VTA needs new leader after BART extension debacles

The lack of transparency and the refusal to seriously address the soaring costs of the planned BART extension through San Jose indicate the need for leadership change at the Santa Clara Valley Transportation Authority.

Under the direction of General Manager Carolyn Gonot, the authority has repeatedly misled residents and her Board of Directors about the price tag and plans for the four-station, six-mile extension for which construction has yet to begin.

Gonot, who had previously worked for VTA for 23 years, took over as general manager in July 2021 after leading the Utah Transit Authority for two years. Since her Bay Area return, the projected cost of the extension — to be built by VTA and operated by BART — has soared from $6.9 billion to $12.8 billion.

The cost increases cannot be blamed on Gonot. But she is responsible for the failure to promptly divulge them to the public and VTA board; the lack of meaningful independent analysis of the rapidly rising price tag; and the refusal to discuss contingency plans if the authority doesn’t receive funding it’s seeking from the federal government for half the project cost.

The authority remains singularly focused on the federal funding, with little regard for local taxpayers who must cover most of the other half of the cost — nor for the wisdom of speeding ahead with a project based on outdated ridership and revenue projections.

This project has been driven by politics rather than sound policy and financial planning. With a constantly changing collection of 18 board members and alternates — who are not directly elected by voters — VTA staff, led by the general manager, have disproportionate influence. It’s why sound professional analysis and complete transparency are so critical.

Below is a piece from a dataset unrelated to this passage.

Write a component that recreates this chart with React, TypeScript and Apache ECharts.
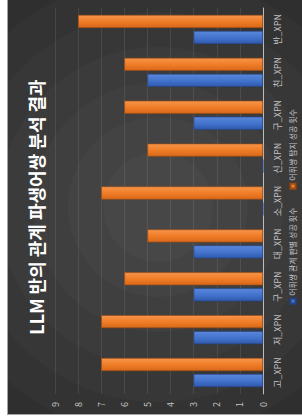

That has been missing — especially under Gonot.

‘Breach in transparency’

The first big cost hike during Gonot’s tenure, to $9.1 billion, came in a report from the Federal Transportation Administration made final the same month she took the helm at VTA. Rather than acknowledge that increase, VTA officials tried to hide it.

When the local transit authority announced in October 2021 that the federal government would fund a quarter of the project, it didn’t mention the new cost estimate, nor that the completion date had been pushed back four more years, to 2034.

It was the federal agency that revealed the new cost forecast. And it wasn’t until our reporters four months later obtained the full federal report — through a public records act request that the transit authority initially resisted — that the new completion date was learned.

The full extent of the secrecy became clear this year, when the transit authority’s auditor general, Scott Johnson, issued a scathing report documenting staff coverup. Even the authority board was kept in the dark. No detailed budget and cost estimates, schedules or risk updates were provided to the board for 1½ years, between April 2021 and October 2022.

Johnson said his team “documented what some consider to be ‘a breach in transparency’ to the Board and the public, and in some instances communications that were misleading and/or dismissive of concerns that were raised related to the project.”

Tunnel-cost mystery

That dismissiveness continued. As costs soared and the timeline stretched, critics’ concerns about the authority’s plan for tunneling under downtown San Jose gained more attention.

For the approximately five miles of tunneling, the transit agency migrated in 2018 from the original traditional twin-bore design to a single bore with platforms stacked one above the other, and then in 2022 to a single bore with two tracks on the same level.

The transition has increased the tunnel diameter from 20 feet each in the twin-bore design to 53 feet for the most-recent single-bore option. The platforms, originally planned for 50 feet underground, are now to be 80 feet below the street. And the platform width was reduced from 28 feet to 22.

Meanwhile, the price tag has nearly tripled from the $4.7 billion estimate in 2018. How much of that is due to the tunneling change remains a mystery.

In May 2022, VTA board members demanded an independent analysis of tunnel options. What they got six months later was a rudimentary overview that lacked detailed analysis of, most significantly, the cost implications. A promised follow-up report was never completed and presented to the board.

Attack the messenger

VTA officials should learn sometime this year whether they will get all the federal funding they are seeking. But what if they don’t?

San Jose Mayor Matt Mahan, a VTA board member, in April and May asked whether staff was preparing a backup plan in case the full federal funding doesn’t come through.